I'm new to common lisp, so hope someone would clarify this to me:

say we have a list and want to add an item with push to modify it:

CL-USER> (defparameter xx '(1 2 3))
XX
CL-USER> xx
(1 2 3)
CL-USER> (push 100 xx)
(100 1 2 3)
CL-USER> xx
(100 1 2 3)

as expected. But when i try to do the same with the function, it doesn't modify a list:

CL-USER> (defun push-200 (my-list)
           (push 200 my-list))
PUSH-200
CL-USER> (push-200 xx)
(200 100 1 2 3)
CL-USER> xx
(100 1 2 3)

so i tried to compare argument and my list like this:

CL-USER> (defun push-200 (my-list)
           (format t "~a" (eq my-list xx))
           (push 200 my-list))

WARNING: redefining COMMON-LISP-USER::PUSH-200 in DEFUN
PUSH-200
CL-USER> (push-200 xx)
T
(200 100 1 2 3)
CL-USER> xx
(100 1 2 3)

it says the objects are identical.

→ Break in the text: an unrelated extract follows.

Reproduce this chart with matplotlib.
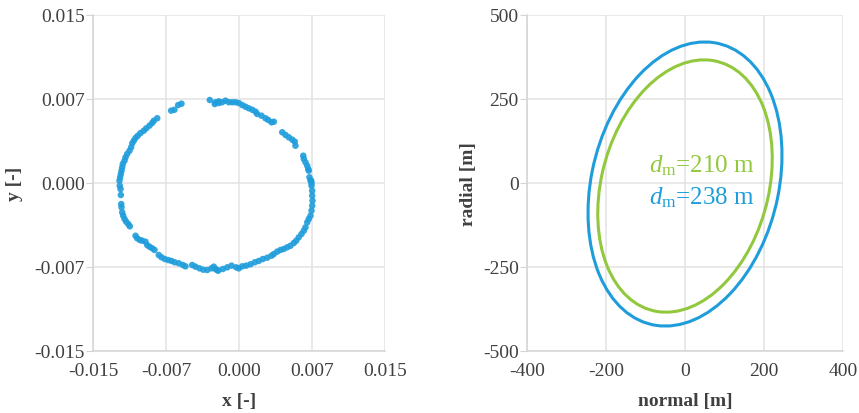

So the question is: what was the thing I've overlooked here?

Answer 1

(defun push-200 (my-list)
  (push 200 my-list))

This modifies the variable my-list. The variable now points to a new cons.

It is basically: (setq my-list (cons 200 my-list).

(push-200 xx)

Common Lisp evaluates xx to a value and passes the list to push-200. xx is not passed, but the value of it. So, the Lisp system can't modify xx to point to a different cons, since it is not passed.

Answer 2

This is (essentially) the same problem highlighted by the following:

(let ((a (list 2 3 4 5)))
  (let ((b a))
    (push 1 a)
    (list (eql a b)
          (eql (cdr a) b))))

This form should return (NIL T) when run.

Answer 3

What Rainer Joswig writes (and Vatine demonstrates). Just replace (push <A> <B>) with (setq <B> (cons <A> <B>)) wherever you see it, because push is a macro:

"push item place => new-place-value"

And,

"new-place-value [is] a list (the new value of place)"

Notice CLHS didn't say "(the updated structure referred to by place)".

So, the value of place changes. And that place, in your case, is the local variable my-list. It was eq to xx before the (setq ...), but obviously not, after it. To actually alter a list structure you can use rplaca and ⁄ or rplacd.

We can think about argument passing in Common Lisp mostly as if what was passed is a pointer to a value; the pointer itself is passed by value, i.e. copied. So xx "points" at some list; and initially my-list "points" at the same memory location. That's why the initial eq test succeeds.